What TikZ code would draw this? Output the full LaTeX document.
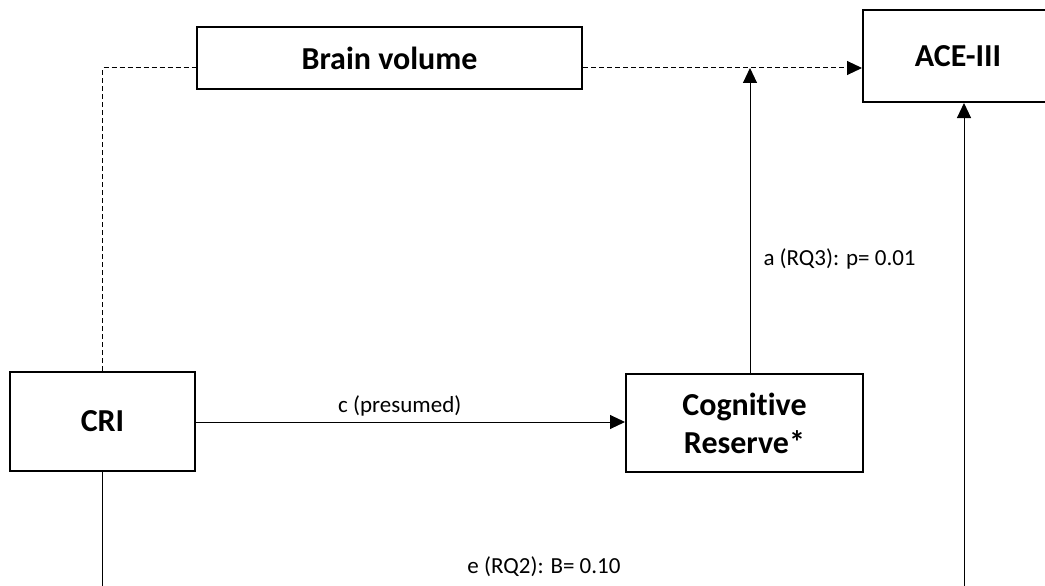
\documentclass[tikz,border=0pt]{standalone}
\usepackage{fontspec}
\setmainfont{Carlito}[Ligatures=NoCommon]
\usetikzlibrary{arrows.meta,calc}
\begin{document}
\begin{tikzpicture}[x=1pt,y=-1pt,
  box/.style={draw,line width=2pt,fill=white,inner sep=0pt,align=center,
    font=\fontsize{32}{38}\selectfont\bfseries},
  link/.style={line width=1pt},
  tip/.style={-{Triangle[length=15pt,width=14pt]}},
  dashlink/.style={link,dash pattern=on 5pt off 3pt},
  lbl/.style={font=\fontsize{23}{28}\selectfont,inner sep=0pt}]
% canvas
\clip (0,0) rectangle (1045,586);
\fill[white] (0,0) rectangle (1045,586);

% boxes
\node[box,minimum width=385pt,minimum height=62pt] (bv)  at (389.5,58)  {Brain volume};
\node[box,minimum width=190pt,minimum height=92pt] (ace) at (958,56)    {ACE-III};
\node[box,minimum width=185pt,minimum height=99pt] (cri) at (102.5,421.5) {CRI};
\node[box,minimum width=237pt,minimum height=98pt] (cog) at (744.5,423) {Cognitive\\Reserve*};

% helper points
\coordinate (lvl) at (0,68);
\coordinate (crib) at (101,600);
\coordinate (aceb) at (964,600);

% brain volume path (dashed)
\draw[dashlink] (cri.north) |- (bv.west |- lvl);
\draw[dashlink,tip] (bv.east |- lvl) -- (ace.west |- lvl);

% CRI -> cognitive reserve
\draw[link,tip] (cri.east |- 0,422) -- (cog.west |- 0,422)
  node[lbl,above=5pt,pos=0.475] (clbl) {c (presumed)};

% cognitive reserve -> brain volume path
\draw[link,tip] (750,0 |- cog.north) -- (750,0 |- lvl)
  node[lbl,anchor=west,pos=0.373,xshift=13pt] (albl) {a (RQ3): p= 0.01};

% direct path CRI -> ACE-III
\draw[link] (crib -| cri.south) -- (cri.south);
\draw[link,tip] (aceb) -- (aceb |- ace.south);
\node[lbl] (elbl) at (544,567) {e (RQ2): B= 0.10};
\end{tikzpicture}
\end{document}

::::::

Every line is to be duplicated exactly, though pictures stay out.

- _Correct output_:
What TikZ code would draw this? Output the full LaTeX document.
\documentclass[tikz,border=0pt]{standalone}
\usepackage{fontspec}
\setmainfont{Carlito}[Ligatures=NoCommon]
\usetikzlibrary{arrows.meta,calc}
\begin{document}
\begin{tikzpicture}[x=1pt,y=-1pt,
  box/.style={draw,line width=2pt,fill=white,inner sep=0pt,align=center,
    font=\fontsize{32}{38}\selectfont\bfseries},
  link/.style={line width=1pt},
  tip/.style={-{Triangle[length=15pt,width=14pt]}},
  dashlink/.style={link,dash pattern=on 5pt off 3pt},
  lbl/.style={font=\fontsize{23}{28}\selectfont,inner sep=0pt}]
% canvas
\clip (0,0) rectangle (1045,586);
\fill[white] (0,0) rectangle (1045,586);

% boxes
\node[box,minimum width=385pt,minimum height=62pt] (bv)  at (389.5,58)  {Brain volume};
\node[box,minimum width=190pt,minimum height=92pt] (ace) at (958,56)    {ACE-III};
\node[box,minimum width=185pt,minimum height=99pt] (cri) at (102.5,421.5) {CRI};
\node[box,minimum width=237pt,minimum height=98pt] (cog) at (744.5,423) {Cognitive\\Reserve*};

% helper points
\coordinate (lvl) at (0,68);
\coordinate (crib) at (101,600);
\coordinate (aceb) at (964,600);

% brain volume path (dashed)
\draw[dashlink] (cri.north) |- (bv.west |- lvl);
\draw[dashlink,tip] (bv.east |- lvl) -- (ace.west |- lvl);

% CRI -> cognitive reserve
\draw[link,tip] (cri.east |- 0,422) -- (cog.west |- 0,422)
  node[lbl,above=5pt,pos=0.475] (clbl) {c (presumed)};

% cognitive reserve -> brain volume path
\draw[link,tip] (750,0 |- cog.north) -- (750,0 |- lvl)
  node[lbl,anchor=west,pos=0.373,xshift=13pt] (albl) {a (RQ3): p= 0.01};

% direct path CRI -> ACE-III
\draw[link] (crib -| cri.south) -- (cri.south);
\draw[link,tip] (aceb) -- (aceb |- ace.south);
\node[lbl] (elbl) at (544,567) {e (RQ2): B= 0.10};
\end{tikzpicture}
\end{document}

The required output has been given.